Presumably, the IRS, deep in its cold bureaucratic heart, believes it's doing its best to accommodate free speech in churches. The agency has tried to delineate what nonprofit groups can do in the context of a political campaign. Every election cycle it sends a friendly reminder to pastors that they can advocate for issues (in a limited way) but not for candidates. What's wrong with that?
The ADF sees potential disaster in that. "The power to tax is the power to destroy," wrote John Marshall (1819) in the McCulloch v. Maryland case, which involved a bank, but the ADF applies Marshall's statement to the Church-in fact, all faiths.

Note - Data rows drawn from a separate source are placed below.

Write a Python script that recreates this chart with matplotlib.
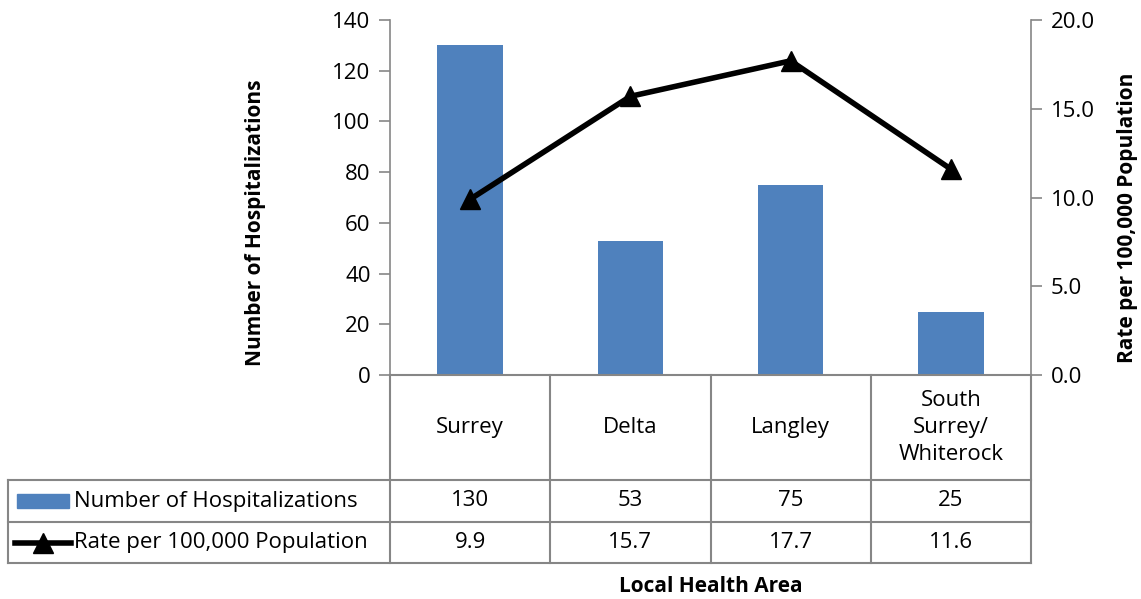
import matplotlib.pyplot as plt
import matplotlib.transforms as mtransforms
from matplotlib.lines import Line2D
from matplotlib.patches import Rectangle

areas = ["Surrey", "Delta", "Langley", "South\nSurrey/\nWhiterock"]
hospitalizations = [130, 53, 75, 25]
rates = [9.9, 15.7, 17.7, 11.6]
bar_name = "Number of Hospitalizations"
line_name = "Rate per 100,000 Population"

plt.rcParams["font.family"] = ["Open Sans", "DejaVu Sans"]
grey = "#868686"
blue = "#4f81bd"
fs = 16
lfs = 15

fig = plt.figure(figsize=(11.41, 5.99), dpi=100)
ax = fig.add_axes([390 / 1141, 1 - 375 / 599, 641 / 1141, 355 / 599])
ax2 = ax.twinx()

x = list(range(len(areas)))
ax.bar(x, hospitalizations, width=0.41, color=blue, zorder=2)
ax2.plot(x, rates, color="black", lw=4, marker="^", markersize=15, zorder=3)

ax.set_xlim(-0.5, len(areas) - 0.5)
ax.set_ylim(0, 140)
ax.set_yticks(range(0, 141, 20))
ax2.set_ylim(0, 20)
ax2.set_yticks([0, 5, 10, 15, 20])
ax2.set_yticklabels([f"{v:.1f}" for v in [0, 5, 10, 15, 20]])
ax.set_xticks([])

for a in (ax, ax2):
    for s in ("top", "bottom"):
        a.spines[s].set_visible(False)
    a.tick_params(axis="y", labelsize=fs, length=8, width=1.2, color=grey, pad=6)
ax.spines["left"].set_color(grey)
ax.spines["right"].set_visible(False)
ax2.spines["left"].set_visible(False)
ax2.spines["right"].set_color(grey)
ax2.spines["right"].set_linewidth(1.2)
ax.spines["left"].set_linewidth(1.2)

ax.set_ylabel("Number of Hospitalizations", fontsize=lfs, fontweight="bold")
ax.yaxis.set_label_coords((266 - 390) / 641, (375 - 223) / 355)
ax2.set_ylabel("Rate per 100,000 Population", fontsize=lfs, fontweight="bold")
ax2.yaxis.set_label_coords((1117 - 390) / 641, (375 - 218) / 355)

# data table below the plot
tr = mtransforms.blended_transform_factory(ax.transData, ax.transAxes)
h = 355.0
y_cat = -105 / h
y_r1 = -147 / h
y_r2 = -188 / h
x_left = (8 - 390) / 641 * len(areas) - 0.5
x_right = len(areas) - 0.5
lk = dict(color=grey, lw=1.5, transform=tr, clip_on=False)
ax.add_line(Line2D([-0.5, x_right], [0, 0], **lk))
for yy in (y_cat, y_r1, y_r2):
    ax.add_line(Line2D([x_left, x_right], [yy, yy], **lk))
for i in range(len(areas) + 1):
    ax.add_line(Line2D([i - 0.5, i - 0.5], [0, y_r2], **lk))
ax.add_line(Line2D([x_left, x_left], [y_cat, y_r2], **lk))

for i, name in enumerate(areas):
    ax.text(i, y_cat / 2, name, transform=tr, ha="center", va="center",
            fontsize=fs, linespacing=1.4)
    ax.text(i, (y_cat + y_r1) / 2, str(hospitalizations[i]), transform=tr,
            ha="center", va="center", fontsize=fs)
    ax.text(i, (y_r1 + y_r2) / 2, f"{rates[i]:.1f}", transform=tr,
            ha="center", va="center", fontsize=fs)

# legend keys inside the table
unit = 1 / 160.25
ax.add_patch(Rectangle((x_left + 9 * unit, (y_cat + y_r1) / 2 - 7 / h), 52 * unit, 14 / h,
                       transform=tr, color=blue, clip_on=False))
ax.add_line(Line2D([x_left + 7 * unit, x_left + 63 * unit], [(y_r1 + y_r2) / 2] * 2,
                   color="black", lw=4, transform=tr, clip_on=False))
ax.add_line(Line2D([x_left + 35 * unit], [(y_r1 + y_r2) / 2], marker="^",
                   markersize=14, color="black", transform=tr, clip_on=False))
ax.text(x_left + 66 * unit, (y_cat + y_r1) / 2, bar_name, transform=tr,
        ha="left", va="center", fontsize=fs)
ax.text(x_left + 66 * unit, (y_r1 + y_r2) / 2, line_name, transform=tr,
        ha="left", va="center", fontsize=fs)

fig.text(711 / 1141, 1 - 586 / 599, "Local Health Area", ha="center", va="center",
         fontsize=lfs, fontweight="bold")

fig.savefig("out.png", dpi=100)
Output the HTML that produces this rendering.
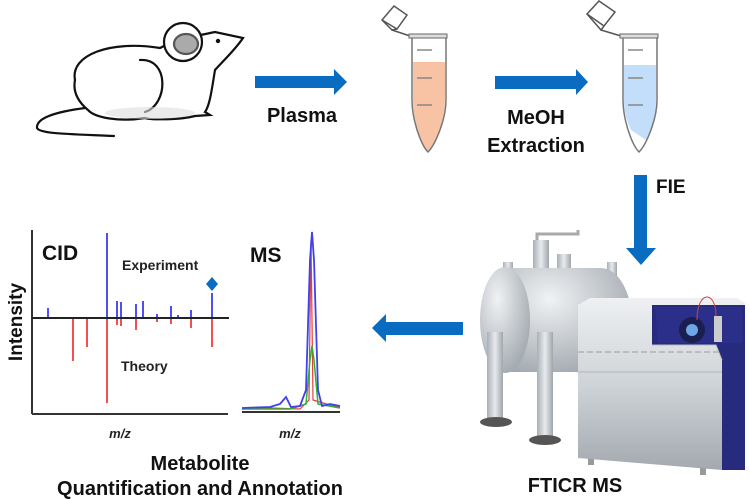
<!DOCTYPE html>
<html><head><style>
body{margin:0;background:#fff;}
svg{display:block;font-family:"Liberation Sans",Arial,sans-serif;}
</style></head><body>
<svg width="750" height="499" viewBox="0 0 750 499" xmlns="http://www.w3.org/2000/svg">
<defs>
<linearGradient id="met" x1="0" y1="0" x2="0" y2="1"><stop offset="0" stop-color="#eef0f2"/><stop offset="0.5" stop-color="#cfd4d8"/><stop offset="1" stop-color="#a3a9af"/></linearGradient>
<linearGradient id="met2" x1="0" y1="0" x2="1" y2="0"><stop offset="0" stop-color="#a9afb5"/><stop offset="0.5" stop-color="#e8ebee"/><stop offset="1" stop-color="#a0a6ac"/></linearGradient>
<radialGradient id="tank" cx="0.35" cy="0.3" r="0.75"><stop offset="0" stop-color="#f0f2f4"/><stop offset="1" stop-color="#a2a9b0"/></radialGradient>
</defs>
<!-- mouse -->
<g fill="#fff" stroke="#111" stroke-width="2.2" stroke-linecap="round">
<path d="M85,108 C55,112 36,118 37,128 C40,134 70,134 114,136" fill="none"/>
<path d="M75,80 C70,55 110,40 160,48 C175,40 200,35 215,32 L243,38 C235,50 222,62 215,70 C212,88 210,105 205,112 L210,115 L195,116 C180,120 150,120 145,118 C120,122 95,118 88,110 C76,100 73,90 75,80 Z"/>
<path d="M140,60 C170,58 168,105 145,112" fill="none"/>
<circle cx="183" cy="42" r="19"/>
<ellipse cx="186" cy="44" rx="12" ry="10" fill="#aaa" stroke="#555"/>
</g>
<circle cx="218" cy="41" r="2.2" fill="#111"/>
<ellipse cx="150" cy="113" rx="45" ry="6" fill="#ddd" opacity="0.6"/>
<!-- arrow 1 -->
<path d="M255,76 H334 V69 L347,82 L334,95 V88 H255 Z" fill="#0a6cc0"/>
<text x="302" y="122" font-size="20" font-weight="bold" text-anchor="middle" fill="#111">Plasma</text>
<!-- tube 1 -->
<g transform="translate(380,0)">
<path d="M2,20 L14,6 L27,15 L17,29 Z M2,20 L12,30 L17,29" fill="#fff" stroke="#555" stroke-width="1.5"/>
<path d="M12,30 L30,36" stroke="#555" stroke-width="1.5"/>
<path d="M33,62 H65 V100 C65,120 55,145 48,151 C41,145 33,120 33,100 Z" fill="#f8c3a5"/>
<path d="M32,36 H66 V100 C66,120 55,145 48,152 C41,145 32,120 32,100 Z" fill="none" stroke="#777" stroke-width="1.5"/>
<rect x="29" y="34" width="38" height="4" fill="#ddd" stroke="#666"/>
<path d="M37,50H52M37,78H52M37,105H52" stroke="#888" stroke-width="1.5"/>
</g>
<!-- arrow 2 -->
<path d="M495,76 H576 V69 L588,82 L576,95 V89 H495 Z" fill="#0a6cc0"/>
<text x="536" y="124" font-size="20" font-weight="bold" text-anchor="middle" fill="#111">MeOH</text>
<text x="536" y="152" font-size="20" font-weight="bold" text-anchor="middle" fill="#111">Extraction</text>
<!-- tube 2 -->
<g transform="translate(591,0)">
<path d="M-4,14 L8,1 L24,12 L13,26 Z M-4,14 L10,30 L13,26" fill="#fff" stroke="#555" stroke-width="1.5"/>
<path d="M10,30 L30,36" stroke="#555" stroke-width="1.5"/>
<path d="M33,65 H65 V100 C65,120 58,135 55,140 L40,130 C35,120 33,110 33,100 Z" fill="#c3defa"/>
<path d="M32,36 H66 V100 C66,120 55,145 48,152 C41,145 32,120 32,100 Z" fill="none" stroke="#777" stroke-width="1.5"/>
<rect x="29" y="34" width="38" height="4" fill="#ddd" stroke="#666"/>
<path d="M37,50H52M37,78H52M37,105H52" stroke="#888" stroke-width="1.5"/>
</g>
<!-- FIE arrow -->
<path d="M634,175 H647 V248 H656 L641,265 L626,248 H634 Z" fill="#0a6cc0"/>
<text x="656" y="193" font-size="19" font-weight="bold" fill="#111">FIE</text>
<!-- instrument -->
<g>
<rect x="503" y="262" width="10" height="16" fill="url(#met2)"/>
<rect x="533" y="240" width="16" height="36" fill="url(#met2)"/>
<path d="M537,240 V234 H578 V230" stroke="#aaa" stroke-width="3" fill="none"/>
<rect x="557" y="254" width="14" height="24" fill="url(#met2)"/>
<rect x="607" y="262" width="10" height="14" fill="url(#met2)"/>
<path d="M505,268 H600 C622,268 632,300 632,320 C632,350 620,372 600,372 H505 Z" fill="url(#tank)"/>
<ellipse cx="505" cy="320" rx="25" ry="53" fill="url(#tank)"/>
<rect x="487" y="332" width="16" height="88" fill="url(#met2)"/>
<rect x="537" y="332" width="16" height="104" fill="url(#met2)"/>
<ellipse cx="496" cy="422" rx="16" ry="5" fill="#555"/>
<ellipse cx="545" cy="440" rx="16" ry="5" fill="#555"/>
<rect x="588" y="455" width="6" height="10" fill="#999"/>
<rect x="700" y="465" width="6" height="10" fill="#999"/>
<path d="M578,305 L590,298 H737 L745,303 V470 H722 L578,458 Z" fill="url(#met)"/>
<path d="M578,352 H722" stroke="#999" stroke-dasharray="6 3"/>
<path d="M578,372 H722" stroke="#b0b5ba"/>
<path d="M652,305 H745 V470 H722 V360 L716,345 H652 Z" fill="#262b7e"/>
<path d="M655,307 H742 V343 H658 Z" fill="#2c2f8a"/>
<path d="M652,345 H716 L722,360" fill="none" stroke="#bbb"/>
<circle cx="692" cy="330" r="13" fill="#1a1f50"/>
<circle cx="692" cy="330" r="6" fill="#6fa7e6"/>
<rect x="714" y="316" width="8" height="26" fill="#ccc"/>
<path d="M697,320 C697,290 716,290 716,316" stroke="#c44" fill="none"/>
</g>
<text x="575" y="492" font-size="20" font-weight="bold" text-anchor="middle" fill="#111">FTICR MS</text>
<!-- left arrow -->
<path d="M463,322 H386 V314 L372,328 L386,342 V335 H463 Z" fill="#0a6cc0"/>
<!-- CID plot -->
<g stroke-width="2">
<line x1="32" y1="230" x2="32" y2="414" stroke="#333"/>
<line x1="32" y1="414" x2="228" y2="414" stroke="#333"/>
<g stroke="#f05050">
<line x1="73" y1="318" x2="73" y2="361"/><line x1="87" y1="318" x2="87" y2="347"/>
<line x1="107" y1="318" x2="107" y2="403"/><line x1="117" y1="318" x2="117" y2="325"/>
<line x1="121" y1="318" x2="121" y2="326"/><line x1="136" y1="318" x2="136" y2="330"/>
<line x1="157" y1="318" x2="157" y2="322"/><line x1="171" y1="318" x2="171" y2="324"/>
<line x1="191" y1="318" x2="191" y2="328"/><line x1="212" y1="318" x2="212" y2="347"/>
</g>
<g stroke="#5050f0">
<line x1="48" y1="318" x2="48" y2="308"/><line x1="107" y1="318" x2="107" y2="233"/>
<line x1="117" y1="318" x2="117" y2="301"/><line x1="121" y1="318" x2="121" y2="302"/>
<line x1="136" y1="318" x2="136" y2="304"/><line x1="143" y1="318" x2="143" y2="301"/>
<line x1="157" y1="318" x2="157" y2="314"/><line x1="171" y1="318" x2="171" y2="306"/>
<line x1="178" y1="318" x2="178" y2="315"/><line x1="191" y1="318" x2="191" y2="310"/>
<line x1="212" y1="318" x2="212" y2="293"/>
</g>
<line x1="32" y1="318" x2="229" y2="318" stroke="#222" stroke-width="2"/>
</g>
<path d="M212,277 L218,284 L212,291 L206,284 Z" fill="#0a6cc0"/>
<text x="42" y="260" font-size="21" font-weight="bold" fill="#111">CID</text>
<text x="122" y="270" font-size="14" font-weight="bold" fill="#222">Experiment</text>
<text x="121" y="371" font-size="14" font-weight="bold" fill="#222">Theory</text>
<text transform="translate(22,322) rotate(-90)" font-size="19" font-weight="bold" text-anchor="middle" fill="#111">Intensity</text>
<text x="120" y="438" font-size="13" font-style="italic" font-weight="bold" text-anchor="middle" fill="#222">m/z</text>
<!-- MS plot -->
<line x1="242" y1="412" x2="340" y2="412" stroke="#333" stroke-width="2"/>
<path d="M242,409 L270,408 L300,409 L309,400 L311,240 L313,400 L330,405 L340,407" fill="none" stroke="#e04040" stroke-width="1.2"/>
<path d="M242,409 L290,409 L306,404 L310,360 L312,346 L314,360 L318,404 L340,408" fill="none" stroke="#30b030" stroke-width="1.5"/>
<path d="M242,408 L270,407 L280,404 L286,397 L291,407 L300,406 L306,390 L310,260 L312,232 L314,260 L318,390 L322,406 L330,404 L340,406" fill="none" stroke="#4040ee" stroke-width="1.8"/>
<text x="250" y="262" font-size="21" font-weight="bold" fill="#111">MS</text>
<text x="290" y="438" font-size="13" font-style="italic" font-weight="bold" text-anchor="middle" fill="#222">m/z</text>
<text x="200" y="470" font-size="20" font-weight="bold" text-anchor="middle" fill="#111">Metabolite</text>
<text x="200" y="495" font-size="20" font-weight="bold" text-anchor="middle" fill="#111">Quantification and Annotation</text>
</svg>
</body></html>
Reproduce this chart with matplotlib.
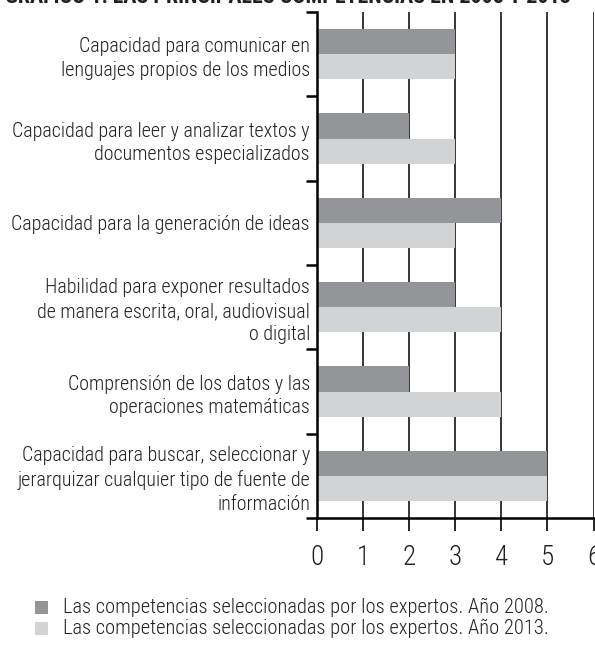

Regulations on speech from the pulpit reveal a fundamental misunderstanding about God-ordained institutions. The IRS sees its bestowal of tax-exemptions as a benefit it graciously grants. This puts the church under the heel of the state, no matter how lightly that heel rests. If the church is to be salt and light as an institution (I'm not speaking of individual Christians here) she must be free. The restrictions not only have a chilling effect on what pastors say from the pulpit, but they also hinder free discussion among Christians about what is appropriate.
Should a Baptist pastor, for example, tell his congregation that if they vote for a certain candidate they should leave the church? That's a subject for legitimate debate among Christians, but if the IRS has already muscled in and revoked tax-exempt status, the issue is moot. The ADF does not approve all pastoral positions, but insists on the right for pastors to speak freely and subject their views to Christian judgment, rather than government.
That's why Pulpit Freedom Sunday was established in 2008 with a handful of pastors, and expanded to include about 100 pastors last year. It's a direct challenge to the principle of government restriction. On that Sunday, pastors record their sermons and send them to the IRS with a demand to be audited. So far the IRS has not responded, suggesting that its code is not as clear-cut as it claims. The ADF invites more pastors to participate this year, and in time hopes to force a reconsideration of the Johnson Amendment. Followed by its abolishment.
State churches (supported by taxes) were the pattern in Europe, eventually leading to empty churches. IRS restrictions could have the same effect here-if not empty churches, empty sermons. If the state claims the power to restrict speech on political issues, what will keep it from restricting doctrinal issues? As the personal becomes more political, nothing at all.